REQUIRED WORK:
Extract, unchanged, each line of the listing below from its first line through the line that contains "const labeledIndex = 0;", inclusive, and nothing else.

DATA SHOWN:
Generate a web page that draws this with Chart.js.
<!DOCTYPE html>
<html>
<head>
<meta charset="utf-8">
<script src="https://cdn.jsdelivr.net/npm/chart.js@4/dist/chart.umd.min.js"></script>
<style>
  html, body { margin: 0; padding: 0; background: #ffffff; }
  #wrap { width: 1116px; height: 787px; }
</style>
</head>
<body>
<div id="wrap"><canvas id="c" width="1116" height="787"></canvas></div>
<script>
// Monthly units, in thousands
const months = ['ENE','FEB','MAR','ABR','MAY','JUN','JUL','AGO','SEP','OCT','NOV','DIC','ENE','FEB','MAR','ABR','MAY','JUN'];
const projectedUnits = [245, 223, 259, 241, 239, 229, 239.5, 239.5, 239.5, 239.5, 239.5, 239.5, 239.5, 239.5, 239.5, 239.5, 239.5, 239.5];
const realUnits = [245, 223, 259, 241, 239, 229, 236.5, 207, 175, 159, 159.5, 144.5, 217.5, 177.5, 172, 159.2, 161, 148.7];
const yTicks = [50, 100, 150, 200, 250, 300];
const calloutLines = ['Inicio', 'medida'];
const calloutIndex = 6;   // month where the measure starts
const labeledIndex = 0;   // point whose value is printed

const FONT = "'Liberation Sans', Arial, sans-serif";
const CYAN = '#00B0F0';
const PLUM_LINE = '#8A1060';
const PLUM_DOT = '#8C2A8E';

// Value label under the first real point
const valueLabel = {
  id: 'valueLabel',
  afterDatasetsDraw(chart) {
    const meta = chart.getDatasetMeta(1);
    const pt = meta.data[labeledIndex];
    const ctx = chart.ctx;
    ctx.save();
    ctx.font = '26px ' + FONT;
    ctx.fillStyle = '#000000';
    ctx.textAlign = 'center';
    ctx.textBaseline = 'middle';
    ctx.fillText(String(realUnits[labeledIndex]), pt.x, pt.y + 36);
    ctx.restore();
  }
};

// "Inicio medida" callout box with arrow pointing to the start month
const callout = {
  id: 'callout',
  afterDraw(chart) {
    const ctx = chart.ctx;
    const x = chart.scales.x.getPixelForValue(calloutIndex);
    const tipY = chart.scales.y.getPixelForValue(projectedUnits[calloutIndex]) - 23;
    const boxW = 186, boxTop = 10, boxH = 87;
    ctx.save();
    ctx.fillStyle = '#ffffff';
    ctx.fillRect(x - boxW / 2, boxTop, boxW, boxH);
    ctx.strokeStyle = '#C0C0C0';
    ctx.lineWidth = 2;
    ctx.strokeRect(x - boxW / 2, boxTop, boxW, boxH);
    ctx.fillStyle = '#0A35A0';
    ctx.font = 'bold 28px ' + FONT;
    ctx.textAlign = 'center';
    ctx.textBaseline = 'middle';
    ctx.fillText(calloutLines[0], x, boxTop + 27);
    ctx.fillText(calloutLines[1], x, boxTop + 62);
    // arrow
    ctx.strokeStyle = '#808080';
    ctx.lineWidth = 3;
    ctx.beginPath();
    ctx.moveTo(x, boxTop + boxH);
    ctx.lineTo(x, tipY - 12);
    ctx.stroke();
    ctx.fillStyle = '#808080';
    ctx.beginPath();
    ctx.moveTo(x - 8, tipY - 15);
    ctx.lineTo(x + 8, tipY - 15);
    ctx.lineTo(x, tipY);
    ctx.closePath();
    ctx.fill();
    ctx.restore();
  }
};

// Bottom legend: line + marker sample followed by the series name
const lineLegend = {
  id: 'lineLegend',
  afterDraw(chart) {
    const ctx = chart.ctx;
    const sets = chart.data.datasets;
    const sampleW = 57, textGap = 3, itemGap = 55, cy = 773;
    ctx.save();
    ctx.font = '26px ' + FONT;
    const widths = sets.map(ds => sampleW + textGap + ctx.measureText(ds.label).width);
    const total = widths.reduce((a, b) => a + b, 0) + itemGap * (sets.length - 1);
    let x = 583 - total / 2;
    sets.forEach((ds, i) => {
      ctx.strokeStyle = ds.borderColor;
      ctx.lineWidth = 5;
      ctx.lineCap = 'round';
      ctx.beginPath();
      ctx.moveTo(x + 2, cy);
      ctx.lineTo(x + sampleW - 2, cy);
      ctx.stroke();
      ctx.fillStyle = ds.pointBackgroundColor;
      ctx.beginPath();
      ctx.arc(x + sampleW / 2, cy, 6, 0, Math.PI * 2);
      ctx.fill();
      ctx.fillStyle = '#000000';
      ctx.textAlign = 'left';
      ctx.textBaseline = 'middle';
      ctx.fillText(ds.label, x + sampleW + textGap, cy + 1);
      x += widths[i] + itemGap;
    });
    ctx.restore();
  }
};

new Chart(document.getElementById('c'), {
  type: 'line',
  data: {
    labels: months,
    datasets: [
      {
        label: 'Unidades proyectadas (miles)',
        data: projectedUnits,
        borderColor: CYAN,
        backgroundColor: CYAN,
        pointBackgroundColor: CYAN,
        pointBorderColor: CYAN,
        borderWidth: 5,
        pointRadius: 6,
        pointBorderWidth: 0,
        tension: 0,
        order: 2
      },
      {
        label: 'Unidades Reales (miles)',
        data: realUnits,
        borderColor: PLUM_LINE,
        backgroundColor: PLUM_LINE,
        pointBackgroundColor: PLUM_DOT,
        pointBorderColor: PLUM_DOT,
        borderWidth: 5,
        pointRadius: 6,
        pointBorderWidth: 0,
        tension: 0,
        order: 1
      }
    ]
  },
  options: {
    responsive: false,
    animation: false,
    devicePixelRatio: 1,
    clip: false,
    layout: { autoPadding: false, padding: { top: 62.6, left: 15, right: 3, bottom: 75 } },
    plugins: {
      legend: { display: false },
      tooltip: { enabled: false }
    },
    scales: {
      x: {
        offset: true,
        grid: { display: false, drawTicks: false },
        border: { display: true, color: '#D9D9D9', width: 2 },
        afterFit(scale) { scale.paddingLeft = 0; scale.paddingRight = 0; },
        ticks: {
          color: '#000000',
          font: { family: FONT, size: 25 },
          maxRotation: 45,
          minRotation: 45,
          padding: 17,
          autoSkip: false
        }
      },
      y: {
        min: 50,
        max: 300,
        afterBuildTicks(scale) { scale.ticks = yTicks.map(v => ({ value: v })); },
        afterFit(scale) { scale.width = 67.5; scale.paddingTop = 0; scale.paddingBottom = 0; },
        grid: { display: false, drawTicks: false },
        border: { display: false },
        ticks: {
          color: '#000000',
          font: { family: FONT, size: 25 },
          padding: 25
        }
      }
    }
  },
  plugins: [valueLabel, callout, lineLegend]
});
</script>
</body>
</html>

SOLUTION TO THIS TASK:
Generate a web page that draws this with Chart.js.
<!DOCTYPE html>
<html>
<head>
<meta charset="utf-8">
<script src="https://cdn.jsdelivr.net/npm/chart.js@4/dist/chart.umd.min.js"></script>
<style>
  html, body { margin: 0; padding: 0; background: #ffffff; }
  #wrap { width: 1116px; height: 787px; }
</style>
</head>
<body>
<div id="wrap"><canvas id="c" width="1116" height="787"></canvas></div>
<script>
// Monthly units, in thousands
const months = ['ENE','FEB','MAR','ABR','MAY','JUN','JUL','AGO','SEP','OCT','NOV','DIC','ENE','FEB','MAR','ABR','MAY','JUN'];
const projectedUnits = [245, 223, 259, 241, 239, 229, 239.5, 239.5, 239.5, 239.5, 239.5, 239.5, 239.5, 239.5, 239.5, 239.5, 239.5, 239.5];
const realUnits = [245, 223, 259, 241, 239, 229, 236.5, 207, 175, 159, 159.5, 144.5, 217.5, 177.5, 172, 159.2, 161, 148.7];
const yTicks = [50, 100, 150, 200, 250, 300];
const calloutLines = ['Inicio', 'medida'];
const calloutIndex = 6;   // month where the measure starts
const labeledIndex = 0;   // point whose value is printed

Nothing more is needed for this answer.